### AIM
Give a verbatim copy of the lines below, minus the pictures.
──────── SOURCE EXCERPT
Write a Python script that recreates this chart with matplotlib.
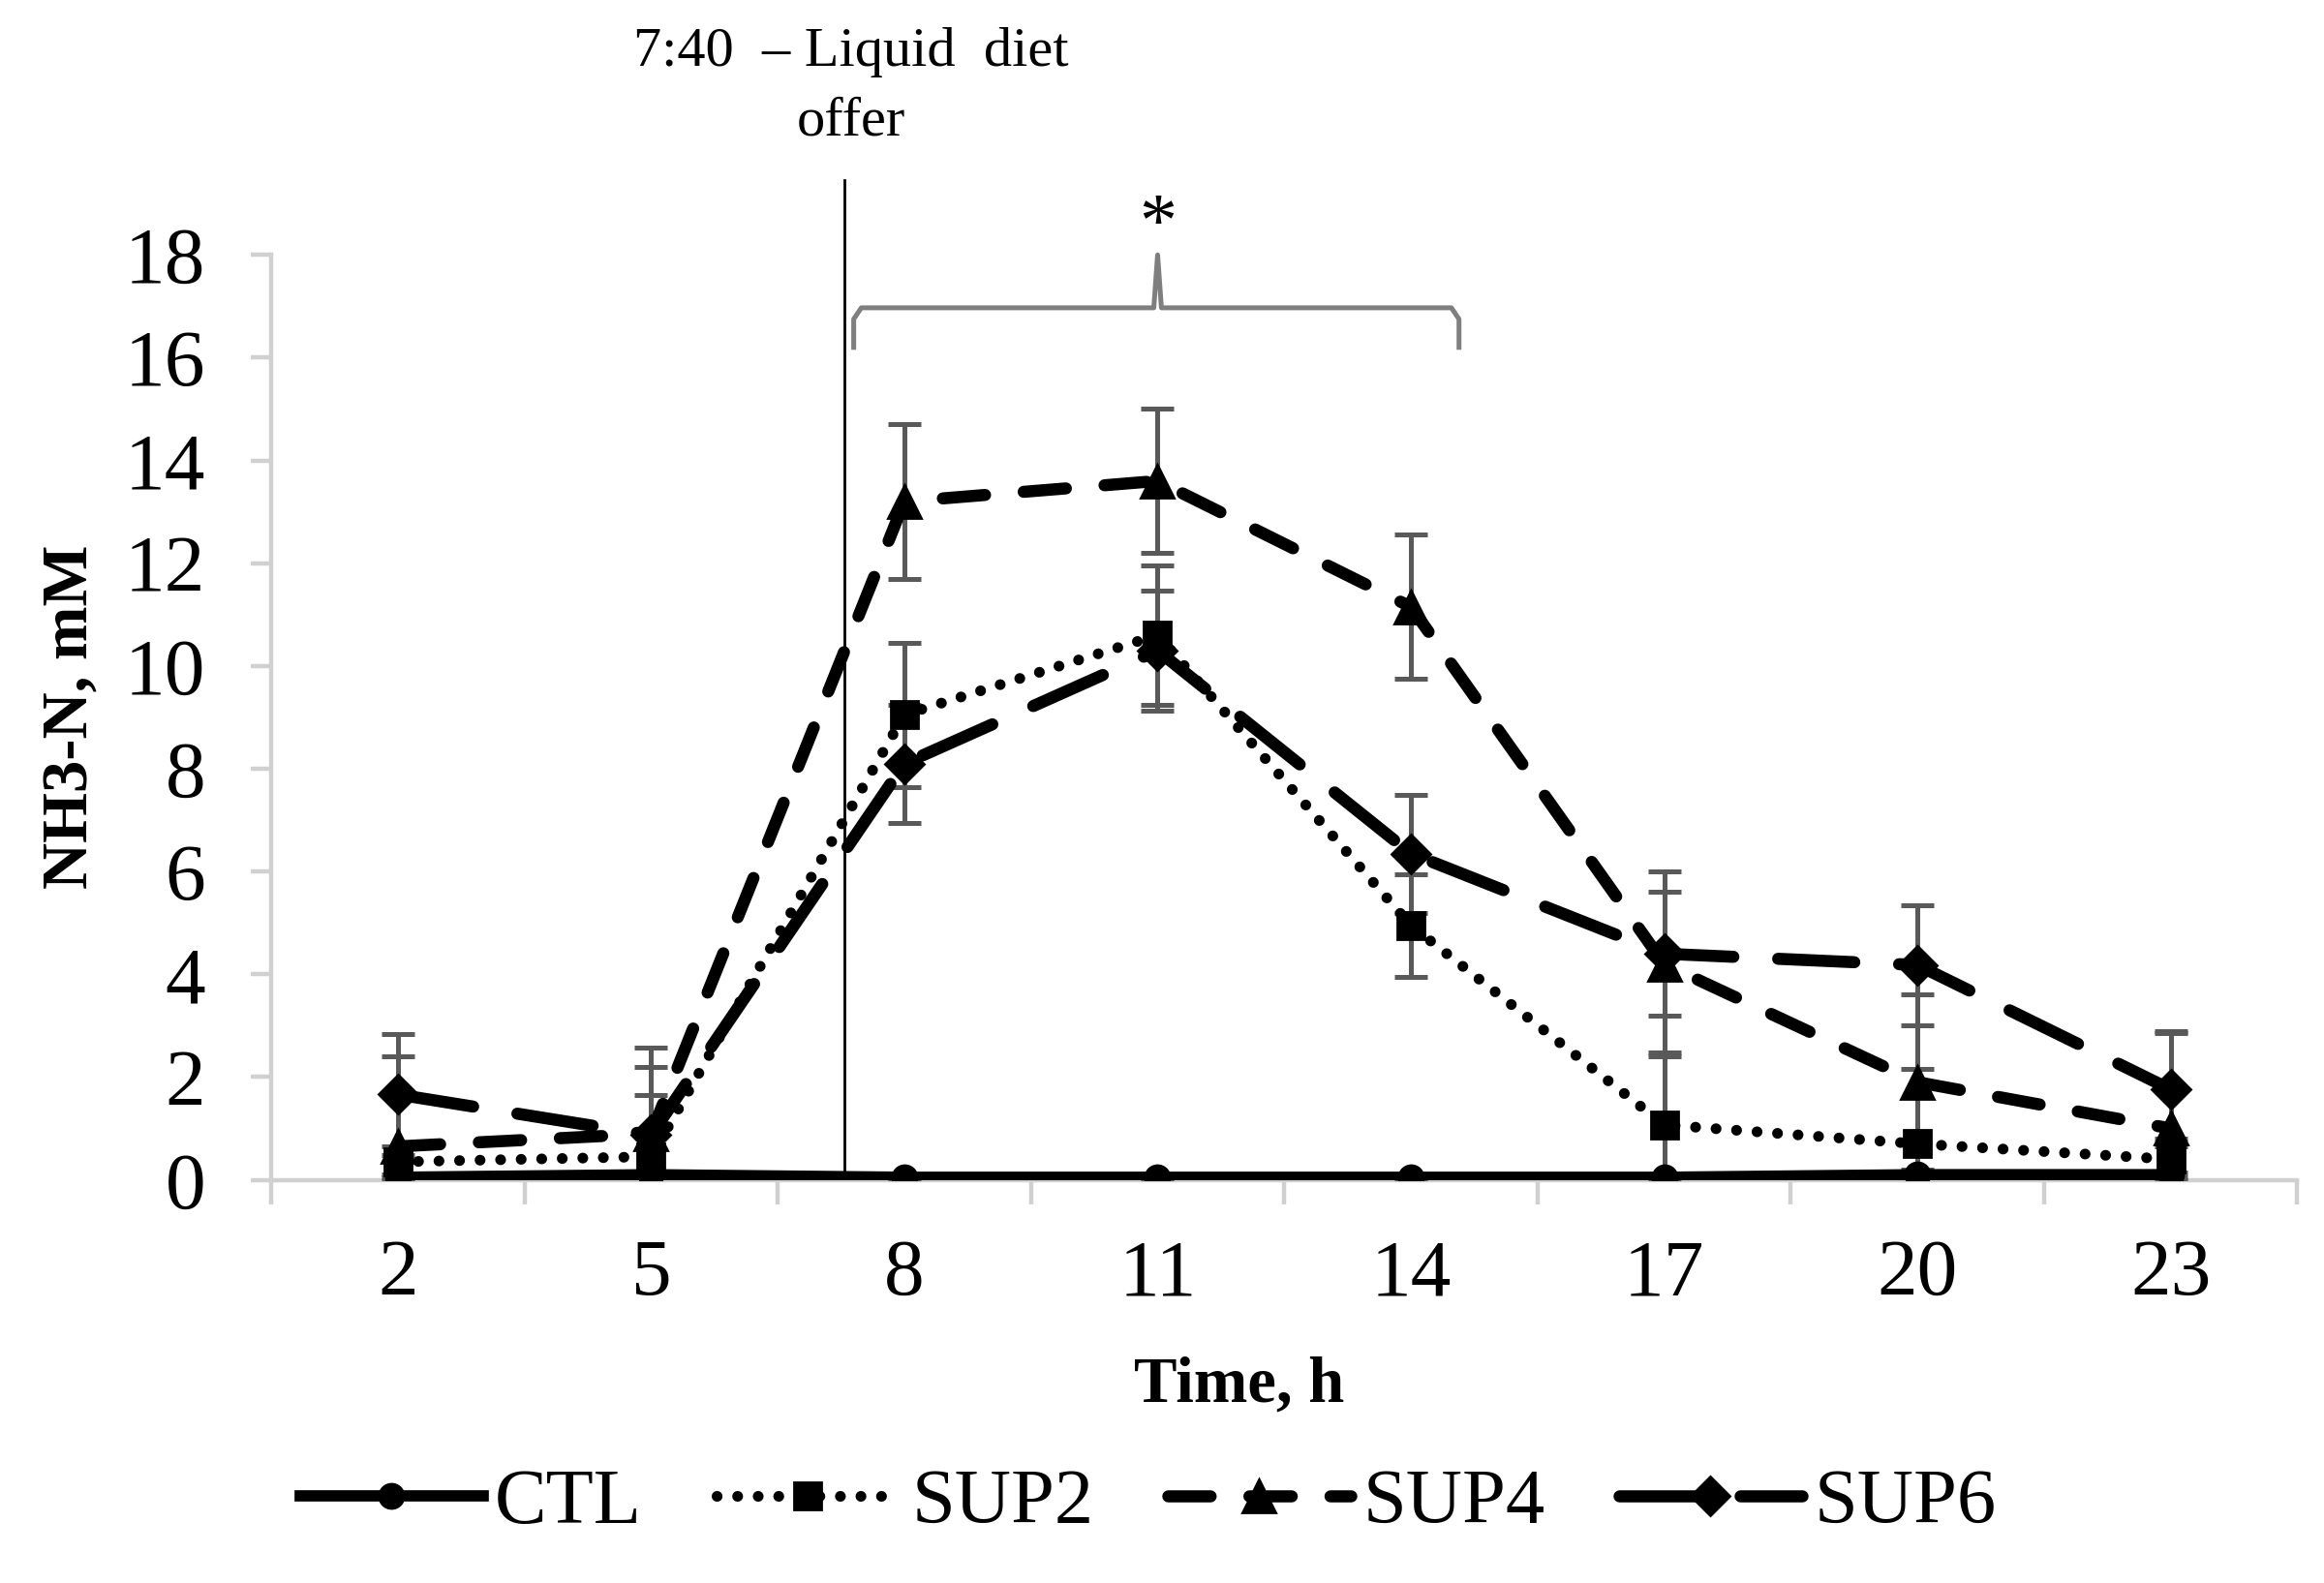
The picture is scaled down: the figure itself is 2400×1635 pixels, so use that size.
import matplotlib
matplotlib.use("Agg")
import matplotlib.pyplot as plt
import numpy as np

plt.rcParams['font.family'] = ['Liberation Serif', 'DejaVu Serif']

# data
hours = ['2', '5', '8', '11', '14', '17', '20', '23']
ctl = [0.05, 0.1, 0.05, 0.05, 0.05, 0.05, 0.1, 0.1]
ctl_err = [0.05, 0.05, 0.05, 0.05, 0.05, 0.05, 0.05, 0.05]
sup2 = [0.35, 0.45, 9.05, 10.6, 4.95, 1.07, 0.7, 0.4]
sup2_err = [0.3, 1.2, 1.4, 1.35, 1.0, 1.4, 1.45, 0.4]
sup4 = [0.65, 0.9, 13.2, 13.6, 11.15, 4.2, 1.9, 1.0]
sup4_err = [1.75, 1.3, 1.5, 1.4, 1.4, 1.8, 1.7, 1.9]
sup6 = [1.66, 0.87, 8.1, 10.3, 6.35, 4.4, 4.18, 1.76]
sup6_err = [1.18, 1.7, 1.15, 1.17, 1.15, 1.2, 1.17, 1.1]

x = np.arange(len(hours))
feed_x = 1.763  # 7:40, between 5 h and 8 h

fig = plt.figure(figsize=(12, 8.175), dpi=200)
ax = fig.add_axes([0.1167, 0.2547, 0.8718, 0.5843])

err_kw = dict(ecolor='#595959', elinewidth=1.8, capsize=6, capthick=1.8)

ax.errorbar(x, ctl, yerr=ctl_err, color='black', lw=4.2, marker='o', ms=9,
            label='CTL', zorder=3, **err_kw)
l2 = ax.errorbar(x, sup2, yerr=sup2_err, color='black', lw=4.0, ls=(0, (0.01, 1.9)),
                 marker='s', ms=10, label='SUP2', zorder=3, **err_kw)
l4 = ax.errorbar(x, sup4, yerr=sup4_err, color='black', lw=4.5, ls=(0, (3.5, 3.2)),
                 marker='^', ms=12, label='SUP4', zorder=3, **err_kw)
l6 = ax.errorbar(x, sup6, yerr=sup6_err, color='black', lw=4.5, ls=(0, (6.3, 3.7)),
                 marker='D', ms=10, label='SUP6', zorder=3, **err_kw)
for ln in (l2, l4, l6):
    ln[0].set_dash_capstyle('round')

# feeding time line
ax.plot([feed_x, feed_x], [0, 19.45], color='black', lw=1.0, clip_on=False, zorder=2)
fig.text(0.366, 0.945, '7:40  – Liquid  diet\noffer', ha='center', va='center',
         fontsize=21, linespacing=1.5)

# brace with asterisk
bx = [1.80, 1.80, 1.83, 2.985, 3.0, 3.015, 4.16, 4.19, 4.19]
by = [16.2, 16.75, 16.97, 16.97, 18.0, 16.97, 16.97, 16.75, 16.2]
ax.plot(bx, by, color='#7f7f7f', lw=1.8, clip_on=False, zorder=2)
ax.text(3.0, 18.55, '*', ha='center', va='center', fontsize=28)

ax.set_xlim(-0.5, 7.5)
ax.set_ylim(0, 18)
ax.set_yticks(np.arange(0, 19, 2))
ax.set_xticks(x)
ax.set_xticklabels(hours)
ax.set_xticks(np.arange(-0.5, 8, 1), minor=True)

for s in ['top', 'right']:
    ax.spines[s].set_visible(False)
for s in ['left', 'bottom']:
    ax.spines[s].set_color('#d0d0d0')
    ax.spines[s].set_linewidth(1.6)

ax.tick_params(axis='y', length=7.5, width=1.6, color='#d0d0d0', pad=17, labelsize=30)
ax.tick_params(axis='x', which='major', length=0, pad=22, labelsize=30)
ax.tick_params(axis='x', which='minor', length=9, width=1.6, color='#d0d0d0')

fig.text(0.031, 0.547, 'NH3-N, mM', rotation=90, ha='center', va='center',
         fontsize=24, fontweight='bold')
fig.text(0.533, 0.1245, 'Time, h', ha='center', va='center',
         fontsize=24, fontweight='bold')

handles, labels = ax.get_legend_handles_labels()
handles = [h[0] for h in handles]
fig.legend(handles, labels, loc='center', bbox_to_anchor=(0.494, 0.05), ncol=4,
           frameon=False, fontsize=29, handlelength=2.35, handletextpad=0.15,
           columnspacing=0.95)

fig.savefig('out.png', dpi=200, facecolor='white')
────────────────
### FULL OUTPUT
Write a Python script that recreates this chart with matplotlib.
The picture is scaled down: the figure itself is 2400×1635 pixels, so use that size.
import matplotlib
matplotlib.use("Agg")
import matplotlib.pyplot as plt
import numpy as np

plt.rcParams['font.family'] = ['Liberation Serif', 'DejaVu Serif']

# data
hours = ['2', '5', '8', '11', '14', '17', '20', '23']
ctl = [0.05, 0.1, 0.05, 0.05, 0.05, 0.05, 0.1, 0.1]
ctl_err = [0.05, 0.05, 0.05, 0.05, 0.05, 0.05, 0.05, 0.05]
sup2 = [0.35, 0.45, 9.05, 10.6, 4.95, 1.07, 0.7, 0.4]
sup2_err = [0.3, 1.2, 1.4, 1.35, 1.0, 1.4, 1.45, 0.4]
sup4 = [0.65, 0.9, 13.2, 13.6, 11.15, 4.2, 1.9, 1.0]
sup4_err = [1.75, 1.3, 1.5, 1.4, 1.4, 1.8, 1.7, 1.9]
sup6 = [1.66, 0.87, 8.1, 10.3, 6.35, 4.4, 4.18, 1.76]
sup6_err = [1.18, 1.7, 1.15, 1.17, 1.15, 1.2, 1.17, 1.1]

x = np.arange(len(hours))
feed_x = 1.763  # 7:40, between 5 h and 8 h

fig = plt.figure(figsize=(12, 8.175), dpi=200)
ax = fig.add_axes([0.1167, 0.2547, 0.8718, 0.5843])

err_kw = dict(ecolor='#595959', elinewidth=1.8, capsize=6, capthick=1.8)

ax.errorbar(x, ctl, yerr=ctl_err, color='black', lw=4.2, marker='o', ms=9,
            label='CTL', zorder=3, **err_kw)
l2 = ax.errorbar(x, sup2, yerr=sup2_err, color='black', lw=4.0, ls=(0, (0.01, 1.9)),
                 marker='s', ms=10, label='SUP2', zorder=3, **err_kw)
l4 = ax.errorbar(x, sup4, yerr=sup4_err, color='black', lw=4.5, ls=(0, (3.5, 3.2)),
                 marker='^', ms=12, label='SUP4', zorder=3, **err_kw)
l6 = ax.errorbar(x, sup6, yerr=sup6_err, color='black', lw=4.5, ls=(0, (6.3, 3.7)),
                 marker='D', ms=10, label='SUP6', zorder=3, **err_kw)
for ln in (l2, l4, l6):
    ln[0].set_dash_capstyle('round')

# feeding time line
ax.plot([feed_x, feed_x], [0, 19.45], color='black', lw=1.0, clip_on=False, zorder=2)
fig.text(0.366, 0.945, '7:40  – Liquid  diet\noffer', ha='center', va='center',
         fontsize=21, linespacing=1.5)

# brace with asterisk
bx = [1.80, 1.80, 1.83, 2.985, 3.0, 3.015, 4.16, 4.19, 4.19]
by = [16.2, 16.75, 16.97, 16.97, 18.0, 16.97, 16.97, 16.75, 16.2]
ax.plot(bx, by, color='#7f7f7f', lw=1.8, clip_on=False, zorder=2)
ax.text(3.0, 18.55, '*', ha='center', va='center', fontsize=28)

ax.set_xlim(-0.5, 7.5)
ax.set_ylim(0, 18)
ax.set_yticks(np.arange(0, 19, 2))
ax.set_xticks(x)
ax.set_xticklabels(hours)
ax.set_xticks(np.arange(-0.5, 8, 1), minor=True)

for s in ['top', 'right']:
    ax.spines[s].set_visible(False)
for s in ['left', 'bottom']:
    ax.spines[s].set_color('#d0d0d0')
    ax.spines[s].set_linewidth(1.6)

ax.tick_params(axis='y', length=7.5, width=1.6, color='#d0d0d0', pad=17, labelsize=30)
ax.tick_params(axis='x', which='major', length=0, pad=22, labelsize=30)
ax.tick_params(axis='x', which='minor', length=9, width=1.6, color='#d0d0d0')

fig.text(0.031, 0.547, 'NH3-N, mM', rotation=90, ha='center', va='center',
         fontsize=24, fontweight='bold')
fig.text(0.533, 0.1245, 'Time, h', ha='center', va='center',
         fontsize=24, fontweight='bold')

handles, labels = ax.get_legend_handles_labels()
handles = [h[0] for h in handles]
fig.legend(handles, labels, loc='center', bbox_to_anchor=(0.494, 0.05), ncol=4,
           frameon=False, fontsize=29, handlelength=2.35, handletextpad=0.15,
           columnspacing=0.95)

fig.savefig('out.png', dpi=200, facecolor='white')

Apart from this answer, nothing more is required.